Em O Mensageiro, novo filme da diretora Lúcia Murat, a história da ativista Vera (Valentina Herszage), presa e torturada nos porões da ditadura militar brasileira no final dos anos 1960, se mistura com a da mãe, Maria (Georgette Fadel), uma mulher religiosa que encontra no padre João (Javier Drolas) a força para continuar lutando para encontrar a filha. Vocal contra o regime autoritário dos militares, o sacerdote é eventualmente sequestrado e humilhado pelo exército, o que leva ao seu exílio em uma casa de repouso da Igreja, que na época ainda não tinha se posicionado contra a ditadura.
Em entrevista ao Omelete, Murat - que inspirou grande parte da trama em sua própria experiência durante a ditadura -, disse que a ideia era mesmo destrinchar esse papel da fé como apoio ou resistência ao horror.

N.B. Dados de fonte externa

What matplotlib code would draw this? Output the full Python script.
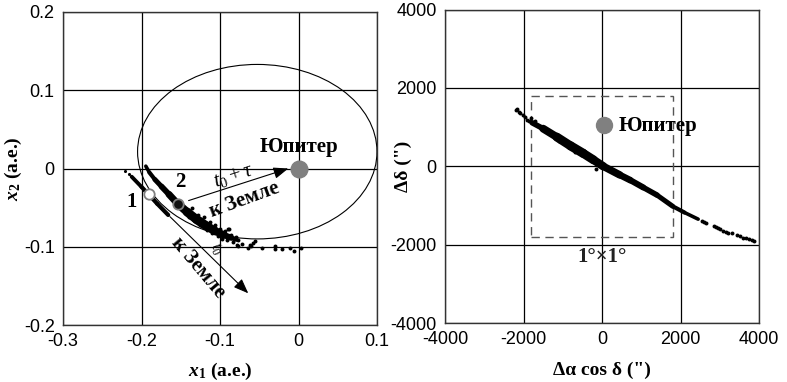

“Dentro da história da ditadura, a gente teve uma divisão na Igreja católica no Brasil. Teve uma hierarquia alta da Igreja que, principalmente no início do regime, foi favorável à ditadura, mas tivemos também vários padres ligados à teologia da libertação que foram presos e torturados”, lembrou ela. “A cena do filme em que o padre é sequestrado, e os militares 'devolvem' ele nu, todo pintado de vermelho, aconteceu de verdade com o Bispo Dom Adriano Hipólito. Pode ser que o público não saiba disso, mas são fatos, histórias reais, que eu coloquei dentro do filme”.
A cineasta ainda apontou que, na fase final da ditadura, a Igreja “assumiu a liderança na questão dos direitos humanos”, e que essa transformação da hierarquia religiosa durante o período traz esperança para os tempos atuais.
“Nos últimos anos, nós vimos o crescimento da igreja evangélica, que foi colocada em uma posição de referendar o conservadorismo, até porque os fiéis votam na extrema direita”, comentou Murat, aludindo a líderes religiosos e políticos como Silas Malafaia, Marco Feliciano e Eduardo Cunha. “Mas, da mesma forma como no passado, pode haver uma transformação ali. Temos que nos comunicar com essas pessoas, pensando que é possível interferir, discutir, dialogar. Hoje, eles são muito poderosos, e esse poder é usado para fortalecer a extrema direita”.
O Mensageiro já está em cartaz nos cinemas brasileiros.